* Start Recorded data *

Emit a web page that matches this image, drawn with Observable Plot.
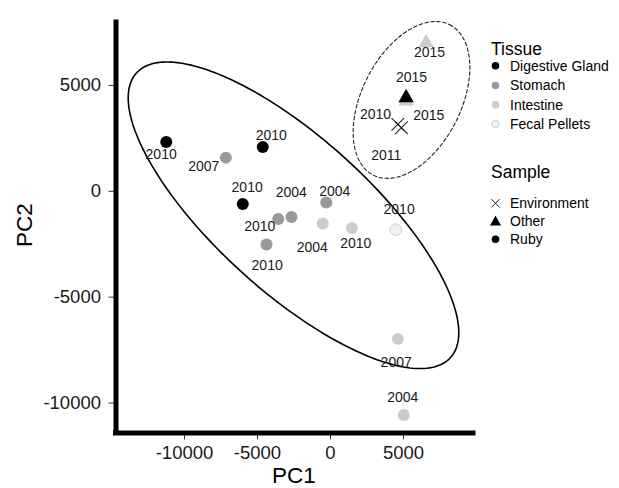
<!DOCTYPE html>
<html><head><meta charset="utf-8">
<script src="https://cdn.jsdelivr.net/npm/d3@7"></script>
<script src="https://cdn.jsdelivr.net/npm/@observablehq/plot@0.6"></script>
<style>
body{margin:0;background:#fff;}
#wrap{position:relative;width:619px;height:488px;font-family:"Liberation Sans",Arial,sans-serif;}
#wrap svg{position:absolute;left:0;top:0;}
</style></head><body><div id="wrap"></div>
<script>
// ---- data ----
const tissue = ["Digestive Gland","Digestive Gland","Digestive Gland","Stomach","Stomach","Stomach","Stomach","Stomach",
  "Intestine","Intestine","Fecal Pellets","Intestine","Intestine","Intestine","Intestine","Digestive Gland","None","None"];
const sample = ["Ruby","Ruby","Ruby","Ruby","Ruby","Ruby","Ruby","Ruby","Ruby","Ruby","Ruby","Ruby","Ruby",
  "Other","Other","Other","Environment","Environment"];
const year = ["2010","2010","2010","2007","2010","2004","2004","2010","2004","2010","2010","2007","2004","2015","2015","2015","2010","2011"];
const pc1 = [-11250,-4640,-6010,-7170,-3580,-2670,-290,-4380,-530,1460,4470,4610,5020,6550,5180,5180,4610,4860];
const pc2 = [2330,2090,-600,1590,-1310,-1210,-530,-2510,-1520,-1730,-1810,-6970,-10570,7010,4260,4420,3160,3000];
const labelPC1 = [-11600,-4060,-5710,-8680,-4840,-2690,290,-4340,-1250,1730,4700,4500,4950,6780,6730,5550,3080,3820];
const labelPC2 = [1730,2640,160,1150,-1680,-60,-30,-3520,-2660,-2470,-850,-8100,-9750,6540,3580,5390,3620,1700];

const tissueLevels = ["Digestive Gland","Stomach","Intestine","Fecal Pellets","None"];
const tissueColors = ["#000000","#999999","#cccccc","#f0f0f0","#222222"];
const sampleLevels = ["Environment","Other","Ruby"];
const xTicks = [-10000,-5000,0,5000];
const yTicks = [-10000,-5000,0,5000];

// confidence ellipses: centre, semi-axis vector 1, semi-axis vector 2 (data units)
const mainEllipse = {center:[-2534,-1132], u:[10753,-6722], v:[3543,2689]};
const groupEllipse = {center:[5548,4316], u:[2616,3552], v:[3021,-1052]};

const xDomain = [-14692, 9795];
const yDomain = [-11415, 7972];

// ---- build ----
const data = pc1.map((x,i)=>({pc1:x, pc2:pc2[i], tissue:tissue[i], sample:sample[i], year:year[i], lx:labelPC1[i], ly:labelPC2[i]}));
function ellipsePoints(e){
  const n = 240;
  return d3.range(n+1).map(i=>{const t = 2*Math.PI*i/n;
    return {pc1:e.center[0]+e.u[0]*Math.cos(t)+e.v[0]*Math.sin(t), pc2:e.center[1]+e.u[1]*Math.cos(t)+e.v[1]*Math.sin(t)};});
}
const crossSymbol = {draw(ctx, size){const r = Math.sqrt(size/Math.PI);
  ctx.moveTo(-r,-r); ctx.lineTo(r,r); ctx.moveTo(-r,r); ctx.lineTo(r,-r);}};
const font = '"Liberation Sans",Arial,sans-serif';
const ruby = data.filter(d=>d.sample==="Ruby" && d.tissue!=="Fecal Pellets");
const fecal = data.filter(d=>d.tissue==="Fecal Pellets");
const other = data.filter(d=>d.sample==="Other");
const env = data.filter(d=>d.sample==="Environment");

const plot = Plot.plot({
  width:619, height:488,
  marginLeft:115.5, marginRight:146, marginTop:22, marginBottom:55.5,
  style:{fontFamily:font, fontSize:"18.5px", background:"white", color:"#1a1a1a"},
  x:{domain:xDomain},
  y:{domain:yDomain},
  color:{type:"ordinal", domain:tissueLevels, range:tissueColors},
  marks:[
    Plot.line(ellipsePoints(mainEllipse), {x:"pc1", y:"pc2", stroke:"#000", strokeWidth:1.6}),
    Plot.line(ellipsePoints(groupEllipse), {x:"pc1", y:"pc2", stroke:"#222", strokeWidth:1.1, strokeDasharray:"3.5,2.5"}),
    Plot.dot(ruby, {x:"pc1", y:"pc2", fill:"tissue", r:6, symbol:"circle"}),
    Plot.dot(fecal, {x:"pc1", y:"pc2", fill:"tissue", r:5.8, symbol:"circle", stroke:"#c4c4c4", strokeWidth:0.8}),
    Plot.dot(other, {x:"pc1", y:"pc2", fill:"tissue", r:5.7, symbol:"triangle"}),
    Plot.dot(env, {x:"pc1", y:"pc2", fill:"none", stroke:"#222", r:6.3, symbol:crossSymbol, strokeWidth:1.1}),
    Plot.text(data, {x:"lx", y:"ly", text:"year", fontSize:14, fill:"#1a1a1a"}),
    Plot.axisX({ticks:xTicks, tickFormat:d=>String(d), tickSize:7, tickPadding:6, label:null, stroke:"#333", fill:"#1a1a1a"}),
    Plot.axisY({ticks:yTicks, tickFormat:d=>String(d), tickSize:7, tickPadding:8, label:null, stroke:"#333", fill:"#1a1a1a"}),
    Plot.ruleX([xDomain[0]], {stroke:"#000", strokeWidth:5, strokeLinecap:"square"}),
    Plot.ruleY([yDomain[0]], {stroke:"#000", strokeWidth:5, strokeLinecap:"square"})
  ]
});
const wrap = document.getElementById("wrap");
wrap.appendChild(plot);

// ---- axis titles and legends ----
const ov = d3.select(wrap).append("svg").attr("width",619).attr("height",488)
  .style("pointer-events","none").attr("font-family", font);
ov.append("text").attr("x",294).attr("y",483).attr("text-anchor","middle").attr("font-size",22.5).attr("fill","#000").text("PC1");
ov.append("text").attr("transform","translate(32,225) rotate(-90)").attr("text-anchor","middle").attr("font-size",22.5).attr("fill","#000").text("PC2");

ov.append("text").attr("x",491).attr("y",55).attr("font-size",17.5).attr("fill","#000").text("Tissue");
const tissueY = [65.7,85.5,104.8,124];
tissueLevels.slice(0,4).forEach((t,i)=>{
  ov.append("circle").attr("cx",495.5).attr("cy",tissueY[i]).attr("r",3.8)
    .attr("fill",tissueColors[i]).attr("stroke", t==="Fecal Pellets" ? "#c4c4c4" : "none").attr("stroke-width",0.8);
  ov.append("text").attr("x",510).attr("y",tissueY[i]).attr("dy","0.35em").attr("font-size",14).attr("fill","#000").text(t);
});
ov.append("text").attr("x",491).attr("y",178.3).attr("font-size",17.5).attr("fill","#000").text("Sample");
const sampleY = [203.3,221,239.3];
sampleLevels.forEach((s,i)=>{
  const y = sampleY[i];
  if (s==="Environment") {
    ov.append("path").attr("d",`M${495.5-4.2},${y-4.2}L${495.5+4.2},${y+4.2}M${495.5-4.2},${y+4.2}L${495.5+4.2},${y-4.2}`)
      .attr("stroke","#222").attr("stroke-width",1).attr("fill","none");
  } else if (s==="Other") {
    ov.append("path").attr("d",`M495.5,${y-5.5}L${495.5+5.5},${y+4.5}L${495.5-5.5},${y+4.5}Z`).attr("fill","#000");
  } else {
    ov.append("circle").attr("cx",495.5).attr("cy",y).attr("r",3.8).attr("fill","#000");
  }
  ov.append("text").attr("x",510).attr("y",y).attr("dy","0.35em").attr("font-size",14).attr("fill","#000").text(s);
});
</script></body></html>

* End Recorded data *

**Exercise:** What is needed is an exact reproduction of the data, pictures excluded.

**In response:**
Emit a web page that matches this image, drawn with Observable Plot.
<!DOCTYPE html>
<html><head><meta charset="utf-8">
<script src="https://cdn.jsdelivr.net/npm/d3@7"></script>
<script src="https://cdn.jsdelivr.net/npm/@observablehq/plot@0.6"></script>
<style>
body{margin:0;background:#fff;}
#wrap{position:relative;width:619px;height:488px;font-family:"Liberation Sans",Arial,sans-serif;}
#wrap svg{position:absolute;left:0;top:0;}
</style></head><body><div id="wrap"></div>
<script>
// ---- data ----
const tissue = ["Digestive Gland","Digestive Gland","Digestive Gland","Stomach","Stomach","Stomach","Stomach","Stomach",
  "Intestine","Intestine","Fecal Pellets","Intestine","Intestine","Intestine","Intestine","Digestive Gland","None","None"];
const sample = ["Ruby","Ruby","Ruby","Ruby","Ruby","Ruby","Ruby","Ruby","Ruby","Ruby","Ruby","Ruby","Ruby",
  "Other","Other","Other","Environment","Environment"];
const year = ["2010","2010","2010","2007","2010","2004","2004","2010","2004","2010","2010","2007","2004","2015","2015","2015","2010","2011"];
const pc1 = [-11250,-4640,-6010,-7170,-3580,-2670,-290,-4380,-530,1460,4470,4610,5020,6550,5180,5180,4610,4860];
const pc2 = [2330,2090,-600,1590,-1310,-1210,-530,-2510,-1520,-1730,-1810,-6970,-10570,7010,4260,4420,3160,3000];
const labelPC1 = [-11600,-4060,-5710,-8680,-4840,-2690,290,-4340,-1250,1730,4700,4500,4950,6780,6730,5550,3080,3820];
const labelPC2 = [1730,2640,160,1150,-1680,-60,-30,-3520,-2660,-2470,-850,-8100,-9750,6540,3580,5390,3620,1700];

const tissueLevels = ["Digestive Gland","Stomach","Intestine","Fecal Pellets","None"];
const tissueColors = ["#000000","#999999","#cccccc","#f0f0f0","#222222"];
const sampleLevels = ["Environment","Other","Ruby"];
const xTicks = [-10000,-5000,0,5000];
const yTicks = [-10000,-5000,0,5000];

// confidence ellipses: centre, semi-axis vector 1, semi-axis vector 2 (data units)
const mainEllipse = {center:[-2534,-1132], u:[10753,-6722], v:[3543,2689]};
const groupEllipse = {center:[5548,4316], u:[2616,3552], v:[3021,-1052]};

const xDomain = [-14692, 9795];
const yDomain = [-11415, 7972];

// ---- build ----
const data = pc1.map((x,i)=>({pc1:x, pc2:pc2[i], tissue:tissue[i], sample:sample[i], year:year[i], lx:labelPC1[i], ly:labelPC2[i]}));
function ellipsePoints(e){
  const n = 240;
  return d3.range(n+1).map(i=>{const t = 2*Math.PI*i/n;
    return {pc1:e.center[0]+e.u[0]*Math.cos(t)+e.v[0]*Math.sin(t), pc2:e.center[1]+e.u[1]*Math.cos(t)+e.v[1]*Math.sin(t)};});
}
const crossSymbol = {draw(ctx, size){const r = Math.sqrt(size/Math.PI);
  ctx.moveTo(-r,-r); ctx.lineTo(r,r); ctx.moveTo(-r,r); ctx.lineTo(r,-r);}};
const font = '"Liberation Sans",Arial,sans-serif';
const ruby = data.filter(d=>d.sample==="Ruby" && d.tissue!=="Fecal Pellets");
const fecal = data.filter(d=>d.tissue==="Fecal Pellets");
const other = data.filter(d=>d.sample==="Other");
const env = data.filter(d=>d.sample==="Environment");

const plot = Plot.plot({
  width:619, height:488,
  marginLeft:115.5, marginRight:146, marginTop:22, marginBottom:55.5,
  style:{fontFamily:font, fontSize:"18.5px", background:"white", color:"#1a1a1a"},
  x:{domain:xDomain},
  y:{domain:yDomain},
  color:{type:"ordinal", domain:tissueLevels, range:tissueColors},
  marks:[
    Plot.line(ellipsePoints(mainEllipse), {x:"pc1", y:"pc2", stroke:"#000", strokeWidth:1.6}),
    Plot.line(ellipsePoints(groupEllipse), {x:"pc1", y:"pc2", stroke:"#222", strokeWidth:1.1, strokeDasharray:"3.5,2.5"}),
    Plot.dot(ruby, {x:"pc1", y:"pc2", fill:"tissue", r:6, symbol:"circle"}),
    Plot.dot(fecal, {x:"pc1", y:"pc2", fill:"tissue", r:5.8, symbol:"circle", stroke:"#c4c4c4", strokeWidth:0.8}),
    Plot.dot(other, {x:"pc1", y:"pc2", fill:"tissue", r:5.7, symbol:"triangle"}),
    Plot.dot(env, {x:"pc1", y:"pc2", fill:"none", stroke:"#222", r:6.3, symbol:crossSymbol, strokeWidth:1.1}),
    Plot.text(data, {x:"lx", y:"ly", text:"year", fontSize:14, fill:"#1a1a1a"}),
    Plot.axisX({ticks:xTicks, tickFormat:d=>String(d), tickSize:7, tickPadding:6, label:null, stroke:"#333", fill:"#1a1a1a"}),
    Plot.axisY({ticks:yTicks, tickFormat:d=>String(d), tickSize:7, tickPadding:8, label:null, stroke:"#333", fill:"#1a1a1a"}),
    Plot.ruleX([xDomain[0]], {stroke:"#000", strokeWidth:5, strokeLinecap:"square"}),
    Plot.ruleY([yDomain[0]], {stroke:"#000", strokeWidth:5, strokeLinecap:"square"})
  ]
});
const wrap = document.getElementById("wrap");
wrap.appendChild(plot);

// ---- axis titles and legends ----
const ov = d3.select(wrap).append("svg").attr("width",619).attr("height",488)
  .style("pointer-events","none").attr("font-family", font);
ov.append("text").attr("x",294).attr("y",483).attr("text-anchor","middle").attr("font-size",22.5).attr("fill","#000").text("PC1");
ov.append("text").attr("transform","translate(32,225) rotate(-90)").attr("text-anchor","middle").attr("font-size",22.5).attr("fill","#000").text("PC2");

ov.append("text").attr("x",491).attr("y",55).attr("font-size",17.5).attr("fill","#000").text("Tissue");
const tissueY = [65.7,85.5,104.8,124];
tissueLevels.slice(0,4).forEach((t,i)=>{
  ov.append("circle").attr("cx",495.5).attr("cy",tissueY[i]).attr("r",3.8)
    .attr("fill",tissueColors[i]).attr("stroke", t==="Fecal Pellets" ? "#c4c4c4" : "none").attr("stroke-width",0.8);
  ov.append("text").attr("x",510).attr("y",tissueY[i]).attr("dy","0.35em").attr("font-size",14).attr("fill","#000").text(t);
});
ov.append("text").attr("x",491).attr("y",178.3).attr("font-size",17.5).attr("fill","#000").text("Sample");
const sampleY = [203.3,221,239.3];
sampleLevels.forEach((s,i)=>{
  const y = sampleY[i];
  if (s==="Environment") {
    ov.append("path").attr("d",`M${495.5-4.2},${y-4.2}L${495.5+4.2},${y+4.2}M${495.5-4.2},${y+4.2}L${495.5+4.2},${y-4.2}`)
      .attr("stroke","#222").attr("stroke-width",1).attr("fill","none");
  } else if (s==="Other") {
    ov.append("path").attr("d",`M495.5,${y-5.5}L${495.5+5.5},${y+4.5}L${495.5-5.5},${y+4.5}Z`).attr("fill","#000");
  } else {
    ov.append("circle").attr("cx",495.5).attr("cy",y).attr("r",3.8).attr("fill","#000");
  }
  ov.append("text").attr("x",510).attr("y",y).attr("dy","0.35em").attr("font-size",14).attr("fill","#000").text(s);
});
</script></body></html>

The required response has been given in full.